Lone Malmborg is Associate Professor at the IT University of Copenhagen, heading the Interaction Design Research Group. Her research is in the area of interaction design, co-design and social innovation, and specifically design in the area of ageing. She is principal investigator and scientific coordinator of the AAL- funded project Give&Take – Designing a reciprocal exchange service for a good and engaged senior life.
Ann Light is Professor of Creative Technology at the University of Sussex and was principal investigator on the UK Digital Economy’s Design for Sharing research project as well as several Connected Communities projects looking at how we dwell together in the highly mediated and mediatized world of the 21st century. She is particularly concerned by patterns of inclusion and how to make technology design participatory.
Geraldine Fitzpatrick is Professor of Design and Assessment of Technology and Head of the HCI Group at Vienna University of Technology. Her research is at the intersection of social and computer sciences, with a particular interest in support for social interaction, older people, communities, health and wellbeing. She is co- investigator on the AAL-funded Give&Take project and co- author on publications about food sharing.

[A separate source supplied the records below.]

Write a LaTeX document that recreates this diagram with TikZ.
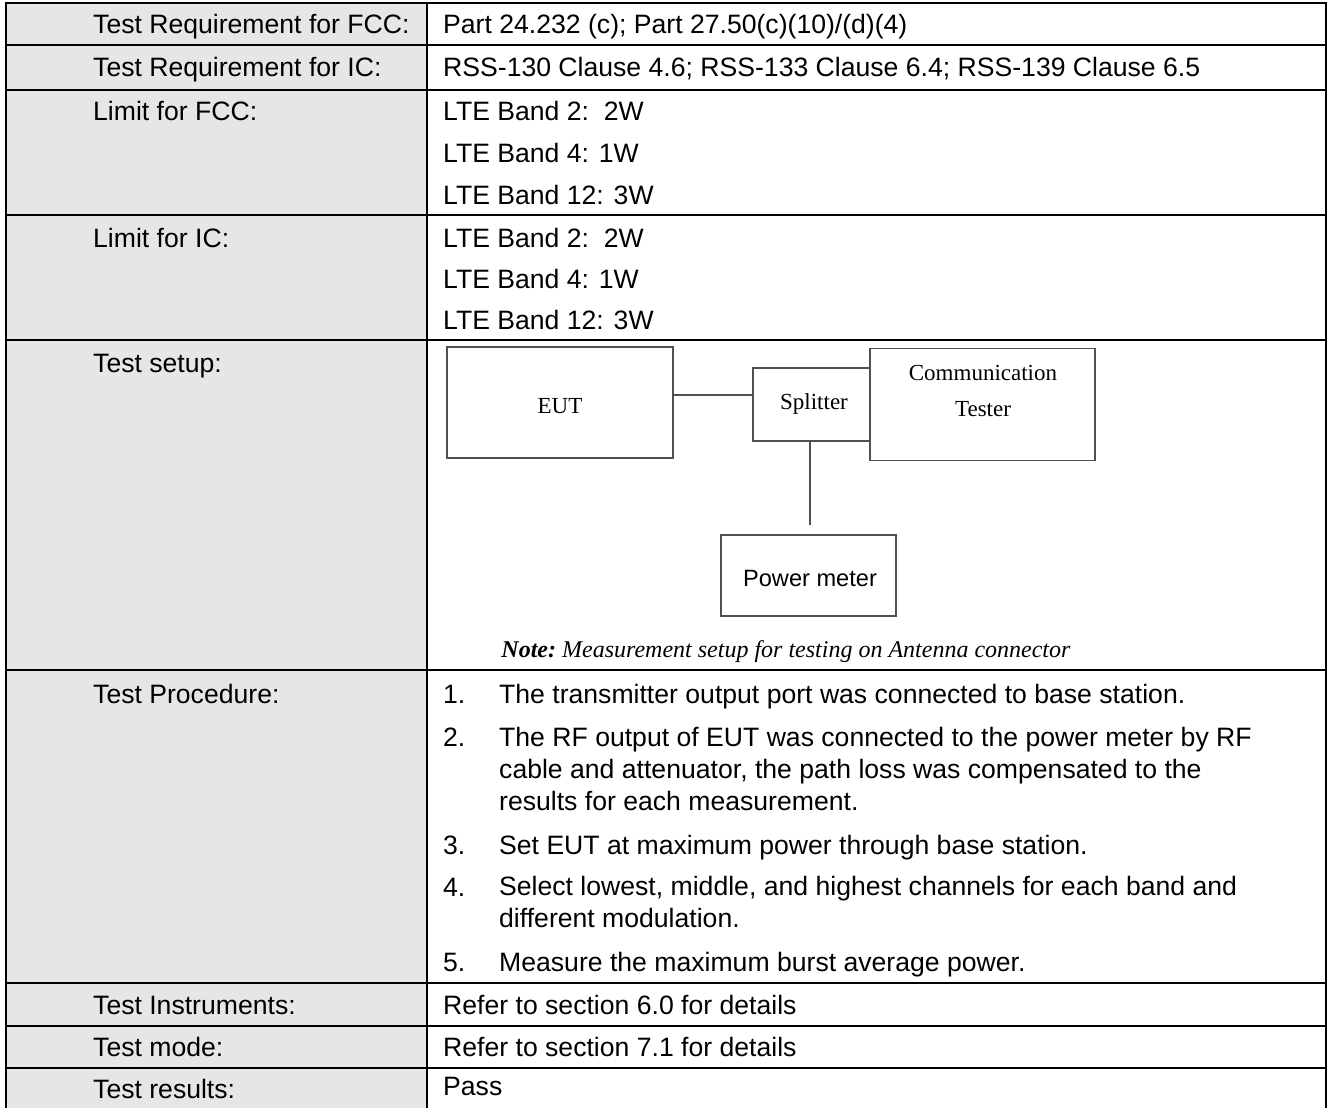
\documentclass[tikz,border=0pt]{standalone}
\usepackage{fontspec}
\setmainfont{Liberation Sans}
\newfontfamily\serifdiag{Liberation Serif}
\definecolor{cellgray}{RGB}{230,230,230}
\definecolor{diagline}{RGB}{80,80,80}
\begin{document}
\begin{tikzpicture}[x=1pt,y=-1pt,
  tblline/.style={line width=2.6pt, black},
  lbl/.style={anchor=base west, inner sep=0pt, font=\fontsize{26.6}{32}\selectfont},
  para/.style={anchor=base west, inner sep=0pt, font=\fontsize{26.6}{32}\selectfont, align=left},
  dbox/.style={draw=diagline, line width=1.3pt, inner sep=0pt, fill=white},
  dtext/.style={font=\serifdiag\fontsize{23}{36}\selectfont, inner sep=0pt, align=center},
  conn/.style={draw=diagline, line width=1.3pt}]
\useasboundingbox (0,0) rectangle (1328,1108);
% left column shading
\fill[cellgray] (6,3) rectangle (427,1108);
% table rules
\draw[tblline] (6,1108) -- (6,3) -- (1326,3) -- (1326,1108);
\draw[tblline] (427,3) -- (427,1108);
\foreach \yy in {45,90,215,340,670,983,1026,1068} \draw[tblline] (6,\yy) -- (1326,\yy);

% left labels
\node[lbl] (l1) at (93,34) {Test Requirement for FCC:};
\node[lbl] (l2) at (93,77) {Test Requirement for IC:};
\node[lbl] (l3) at (93,121) {Limit for FCC:};
\node[lbl] (l4) at (93,247) {Limit for IC:};
\node[lbl] (l5) at (93,372) {Test setup:};
\node[lbl] (l6) at (93,703) {Test Procedure:};
\node[lbl] (l7) at (93,1014) {Test Instruments:};
\node[lbl] (l8) at (93,1056) {Test mode:};
\node[lbl] (l9) at (93,1098) {Test results:};

% right column
\node[lbl] (r1) at (443,34) {Part 24.232 (c); Part 27.50(c)(10)/(d)(4)};
\node[lbl] (r2) at (443,77) {RSS-130 Clause 4.6; RSS-133 Clause 6.4; RSS-139 Clause 6.5};
\node[lbl] (r3a) at (443,121) {LTE Band 2:\ \ 2W};
\node[lbl] (r3b) at (443,162) {LTE Band 4: 1W};
\node[lbl] (r3c) at (443,204) {LTE Band 12: 3W};
\node[lbl] (r4a) at (443,247) {LTE Band 2:\ \ 2W};
\node[lbl] (r4b) at (443,288) {LTE Band 4: 1W};
\node[lbl] (r4c) at (443,329) {LTE Band 12: 3W};

% procedure (multi-line nodes are placed by the baseline of their last line)
\node[lbl] (n1) at (443,703) {1.};
\node[para] (p1) at (499,703) {The transmitter output port was connected to base station.};
\node[lbl] (n2) at (443,746) {2.};
\node[para] (p2) at (499,810) {The RF output of EUT was connected to the power meter by RF\\cable and attenuator, the path loss was compensated to the\\results for each measurement.};
\node[lbl] (n3) at (443,854) {3.};
\node[para] (p3) at (499,854) {Set EUT at maximum power through base station.};
\node[lbl] (n4) at (443,896) {4.};
\node[para] (p4) at (499,927) {Select lowest, middle, and highest channels for each band and\\different modulation.};
\node[lbl] (n5) at (443,971) {5.};
\node[para] (p5) at (499,971) {Measure the maximum burst average power.};

\node[lbl] (r7) at (443,1014) {Refer to section 6.0 for details};
\node[lbl] (r8) at (443,1056) {Refer to section 7.1 for details};
\node[lbl] (r9) at (443,1095) {Pass};

% setup diagram
\node[dbox, minimum width=226pt, minimum height=111pt] (eut) at (560,402.5) {};
\node[dtext] (euttxt) at (560,406) {EUT};
\node[dbox, minimum width=117pt, minimum height=73pt] (split) at (811.5,404.5) {};
\node[dtext] (splittxt) at (814,404) {Splitter};
\node[dbox, line width=1.5pt, minimum width=225pt, minimum height=112pt] (comm) at (982.5,404.5) {};
\node[dtext] (commtxt) at (983,391) {Communication\\Tester};
\node[dbox, minimum width=175pt, minimum height=81pt] (pm) at (808.5,575.5) {};
\node[inner sep=0pt, font=\fontsize{23.6}{28}\selectfont] (pmtxt) at (810,578) {Power meter};
\draw[conn] ([yshift=7.5pt]eut.east) -- ([yshift=7.5pt]eut.east -| split.west);
\draw[conn] (split.south -| 810,0) -- ([yshift=9pt]pm.north -| 810,0);
\node[font=\serifdiag\fontsize{24}{28}\selectfont, inner sep=0pt, anchor=base] (note) at (786,657)
  {\textbf{\textit{Note:}}\ \textit{Measurement setup for testing on Antenna connector}};
\end{tikzpicture}
\end{document}
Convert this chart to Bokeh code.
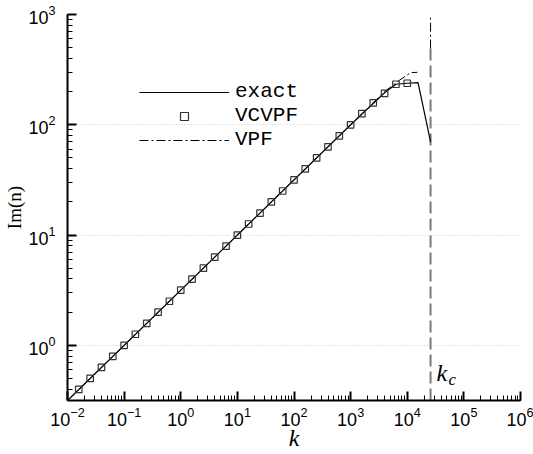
from bokeh.plotting import figure
from bokeh.models import Legend, LegendItem, Range1d, Label
from bokeh.embed import file_html
from bokeh.resources import INLINE

# ---- data ----
marker_k = [0.0158, 0.0251, 0.0398, 0.0631, 0.1, 0.158, 0.251, 0.398, 0.631, 1.0,
            1.58, 2.51, 3.98, 6.31, 10.0, 15.8, 25.1, 39.8, 63.1, 100.0,
            158.0, 251.0, 398.0, 631.0, 1000.0, 1580.0, 2510.0, 3980.0, 6310.0, 10000.0]
marker_n = [0.398, 0.501, 0.631, 0.794, 1.0, 1.26, 1.58, 2.0, 2.51, 3.16,
            3.98, 5.01, 6.31, 7.94, 10.0, 12.6, 15.8, 20.0, 25.1, 31.6,
            39.8, 50.1, 63.1, 79.4, 100.0, 126.0, 158.0, 193.0, 233.0, 238.0]

exact_k = [0.01, 1000.0, 3980.0, 6310.0, 10000.0, 15500.0, 25800.0]
exact_n = [0.316, 100.0, 195.0, 233.0, 238.0, 241.0, 70.0]

vpf_k = [0.01, 1000.0, 3980.0, 7410.0, 11500.0, 15100.0, float("nan"), 25800.0, 25800.0]
vpf_n = [0.316, 100.0, 200.0, 255.0, 297.0, 299.0, float("nan"), 490.0, 1000.0]

k_c = 25800.0
kc_line_n = [0.316, 490.0]

x_lim = (0.01, 1.0e6)
y_lim = (0.316, 1000.0)

p = figure(width=533, height=454, x_axis_type="log", y_axis_type="log",
           x_range=Range1d(*x_lim), y_range=Range1d(*y_lim),
           output_backend="svg", toolbar_location=None,
           min_border_left=67, min_border_top=14, min_border_right=13, min_border_bottom=54)
p.outline_line_color = None
p.background_fill_color = "white"
p.border_fill_color = "white"

p.xgrid.grid_line_color = None
p.ygrid.grid_line_color = "#cccccc"
p.ygrid.grid_line_dash = "1 2"
p.ygrid.grid_line_width = 1

for ax in (p.xaxis[0], p.yaxis[0]):
    ax.axis_line_width = 2
    ax.axis_line_color = "black"
    ax.major_tick_in = 9
    ax.major_tick_out = 0
    ax.minor_tick_in = 5
    ax.minor_tick_out = 0
    ax.major_tick_line_width = 2
    ax.minor_tick_line_width = 1
    ax.major_tick_line_color = "black"
    ax.minor_tick_line_color = "black"
    ax.major_label_text_font = "Liberation Sans"
    ax.major_label_text_font_size = "18px"
    ax.major_label_text_color = "black"
    ax.axis_label_text_color = "black"

p.xaxis.major_label_standoff = 6
p.xaxis.axis_label = "k"
p.xaxis.axis_label_text_font = "Liberation Serif"
p.xaxis.axis_label_text_font_style = "italic"
p.xaxis.axis_label_text_font_size = "24px"
p.xaxis.axis_label_standoff = -4

p.yaxis.major_label_standoff = 12
p.yaxis.axis_label = "Im(n)"
p.yaxis.axis_label_text_font = "Liberation Serif"
p.yaxis.axis_label_text_font_style = "normal"
p.yaxis.axis_label_text_font_size = "19px"
p.yaxis.axis_label_standoff = 0

# k_c dashed line
p.line([k_c, k_c], kc_line_n, line_color="#7a7a7a", line_width=2, line_dash="12 5")

r_exact = p.line(exact_k, exact_n, line_color="black", line_width=1.2)
r_vpf = p.line(vpf_k, vpf_n, line_color="black", line_width=1, line_dash="9 3 2 3")
r_mark = p.scatter(marker_k, marker_n, marker="square", size=6.5, fill_color=None,
                   line_color="#333333", line_width=1.2)

lab_k = Label(x=k_c, y=0.56, x_offset=6, text="k", text_font="Liberation Serif",
              text_font_style="italic", text_font_size="24px", text_baseline="middle",
              text_color="black")
lab_c = Label(x=k_c, y=0.56, x_offset=18, y_offset=-6, text="c", text_font="Liberation Serif",
              text_font_style="italic", text_font_size="17px", text_baseline="middle",
              text_color="black")
p.add_layout(lab_k)
p.add_layout(lab_c)

legend = Legend(items=[LegendItem(label="exact", renderers=[r_exact]),
                       LegendItem(label="VCVPF", renderers=[r_mark]),
                       LegendItem(label="VPF", renderers=[r_vpf])],
                location=(72, 249), orientation="vertical",
                glyph_width=90, glyph_height=20, label_height=20, spacing=1,
                label_standoff=6, padding=0, margin=0,
                label_text_font="Liberation Mono", label_text_font_size="21px",
                label_text_color="black",
                background_fill_alpha=0, border_line_color=None)
p.add_layout(legend)

open("out.html", "w").write(file_html(p, INLINE))
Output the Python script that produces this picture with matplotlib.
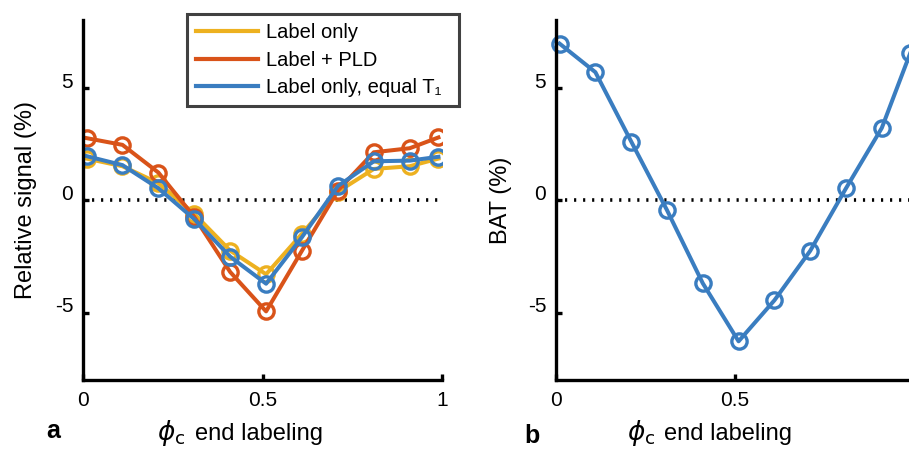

Victoria Bellotti is a Research Fellow and developer of PARC’s Opportunity Discovery research and strategic investment targeting program. She studies people to understand their practices, problems, and requirements for future technology, and designs and analyzes human-centered systems. She has published on timebanking, reciprocal altruism and community collaboration, and is co-editor on a journal special issue on the sharing economy.
Margot Brereton is Professor of Engineering. & Interaction Design at Queensland University of Technology and researches the participatory interaction design of ubiquitous computing technologies. She develops innovative designs, and theoretical understandings by designing to support real user communities in selected challenging contexts. Her approach is iterative and involves growing user communities as the design evolves, by understanding and responding to socio-cultural factors.